The most profound technologies are those that disappear. They weave themselves into the fabric of everyday life until they are indistinguishable from it.
-Mark Weiser, 1991 “The Computer for the 21st Century” Scientific American
The goal is to achieve the most effective kind of technology, that which is essentially invisible to the user… I call this future world “Ubiquitous Computing” (Ubicomp).
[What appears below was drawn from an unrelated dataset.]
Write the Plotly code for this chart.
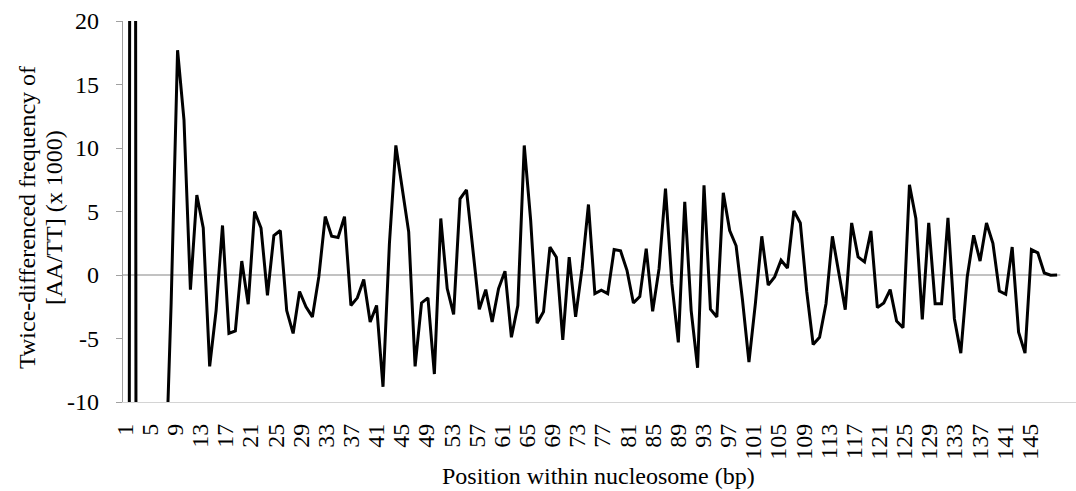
import plotly.graph_objects as go

# ---- data ----
positions = list(range(1, 147))
values = [
    -300, 300, -300, -60, -35, -25, -18,          # 1-7 (off-scale artefacts)
    -2.2, 17.7, 12.2, -1.15, 6.3, 3.7, -7.2, -2.8, 3.9, -4.6,   # 8-17
    -4.4, 1.1, -2.3, 5.0, 3.7, -1.6, 3.1, 3.5, -2.8, -4.6,      # 18-27
    -1.3, -2.5, -3.3, -0.15, 4.6, 3.05, 2.95, 4.6, -2.4, -1.8,  # 28-37
    -0.36, -3.7, -2.4, -8.8, 2.5, 10.2, 6.6, 3.4, -7.2, -2.2,   # 38-47
    -1.8, -7.8, 4.45, -1.07, -3.1, 6.0, 6.7, 2.2, -2.7, -1.15,  # 48-57
    -3.7, -1.07, 0.3, -4.9, -2.4, 10.2, 4.3, -3.8, -2.9, 2.2,   # 58-67
    1.4, -5.1, 1.4, -3.3, 0.5, 5.55, -1.47, -1.2, -1.47, 2.0,   # 68-77
    1.9, 0.37, -2.2, -1.7, 2.08, -2.86, 0.5, 6.8, -0.7, -5.3,   # 78-87
    5.76, -2.8, -7.3, 7.07, -2.7, -3.3, 6.47, 3.5, 2.3, -2.0,   # 88-97
    -6.86, -2.26, 3.05, -0.8, -0.15, 1.16, 0.55, 5.05, 4.1, -1.3,  # 98-107
    -5.47, -4.9, -2.26, 3.05, 0.3, -2.73, 4.1, 1.42, 1.03, 3.47,   # 108-117
    -2.57, -2.2, -1.15, -3.63, -4.15, 7.1, 4.45, -3.5, 4.1, -2.26, # 118-127
    -2.26, 4.5, -3.44, -6.15, -0.15, 3.13, 1.1, 4.1, 2.5, -1.26,   # 128-137
    -1.52, 2.2, -4.5, -6.15, 2.0, 1.74, 0.16, -0.02, 0.0,          # 138-146
]
tick_labels = list(range(1, 146, 4))
y_ticks = [-10, -5, 0, 5, 10, 15, 20]

# ---- layout geometry ----
W, H = 1076, 491
ML, MR, MT, MB = 123, 0, 21, 89
PW, PH = W - ML - MR, H - MT - MB
STEP = 6.42          # px per data position
LSTEP = 6.285        # px per tick-label position
L1_PIX = 125.0       # pixel of label "1"

def px2paper_x(px):
    return (px - ML) / PW

def px2paper_y(py):
    return (H - MB - py) / PH

FONT = "Liberation Serif, Times New Roman, serif"

fig = go.Figure()
fig.add_trace(go.Scatter(
    x=positions, y=values, mode="lines",
    line=dict(color="black", width=3),
    showlegend=False, hoverinfo="skip",
))
# helper trace for label axis
fig.add_trace(go.Scatter(
    x=[tick_labels[0], tick_labels[-1]], y=[0, 0], xaxis="x2",
    mode="lines", line=dict(width=0), opacity=0,
    showlegend=False, hoverinfo="skip",
))

x_lo = 0.5
x_hi = x_lo + PW / STEP
x2_lo = 1 + (ML - L1_PIX) / LSTEP
x2_hi = 1 + (W - MR - L1_PIX) / LSTEP

fig.add_shape(type="line", xref="x", yref="y",
              x0=x_lo, x1=len(positions) + 0.5, y0=0, y1=0,
              line=dict(color="#868686", width=1.2), layer="below")

fig.update_layout(
    width=W, height=H,
    margin=dict(l=ML, r=MR, t=MT, b=MB),
    paper_bgcolor="white", plot_bgcolor="white",
    font=dict(family=FONT, size=24, color="black"),
    xaxis=dict(range=[x_lo, x_hi], showline=True, linecolor="#d4d4d4",
               linewidth=1.3, showticklabels=False, ticks="",
               showgrid=False, zeroline=False),
    xaxis2=dict(range=[x2_lo, x2_hi], overlaying="x", anchor="y", side="bottom",
                tickmode="array", tickvals=tick_labels,
                ticktext=[str(t) for t in tick_labels],
                tickangle=-90, ticks="", showline=False, showgrid=False,
                zeroline=False, ticklabelstandoff=16,
                tickfont=dict(family=FONT, size=24, color="black")),
    yaxis=dict(range=[-10, 20], tickmode="array", tickvals=y_ticks,
               ticktext=[str(t) for t in y_ticks],
               showline=True, linecolor="#a0a0a0", linewidth=1.3,
               ticks="outside", ticklen=6, tickcolor="#a0a0a0", tickwidth=1.3,
               showgrid=False, zeroline=False, ticklabelstandoff=12,
               tickfont=dict(family=FONT, size=24, color="black")),
)

fig.add_annotation(text="Twice-differenced frequency of", textangle=-90,
                   xref="paper", yref="paper",
                   x=px2paper_x(27), y=px2paper_y(218),
                   xanchor="center", yanchor="middle", showarrow=False,
                   font=dict(family=FONT, size=24, color="black"))
fig.add_annotation(text="[AA/TT] (x 1000)", textangle=-90,
                   xref="paper", yref="paper",
                   x=px2paper_x(54), y=px2paper_y(218),
                   xanchor="center", yanchor="middle", showarrow=False,
                   font=dict(family=FONT, size=24, color="black"))
fig.add_annotation(text="Position within nucleosome (bp)",
                   xref="paper", yref="paper",
                   x=px2paper_x(598), y=px2paper_y(476),
                   xanchor="center", yanchor="middle", showarrow=False,
                   font=dict(family=FONT, size=24, color="black"))

fig.write_html("out.html")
-Mark Weiser, 1993 “Some Computer Science issues in Ubiquitous Computing” Communications of the ACM
2009 marks the tenth anniversary of the death of a man that many believe earned the title ‘visionary’, his name was Mark Weiser. As a Principal Scientist and subsequently Chief Technology Officer at Xerox PARC, Weiser is best known as the ‘godfather’ of ubiquitous computing. In the years since his demise many of the ideas that Weiser championed have come to greater prominence. As Yvonne Rogers points out this influence has been felt across industry, government and commercial research, from the EU’s ‘disappearing computer’ initiative to MIT’s ‘Oxygen’, HP’s ‘CoolTown’ and Phillips ‘Vision of the Future’. All of these projects aspired to Weiser’s tenet of the everyday environment and the objects within being embeded with computational capacities such that they might bend to our (human) will. Within the research community, as Bell and Dourish remark, ‘of the 108 papers comprising the Ubicomp conference proceedings between 2001 and 2004, fully 47% of the papers are oriented towards a proximate (and inevitable) technological future’ and ‘almost one quarter of all the papers published in the Ubicomp conference between 2001 and 2005 cite Weiser’s foundational articles’.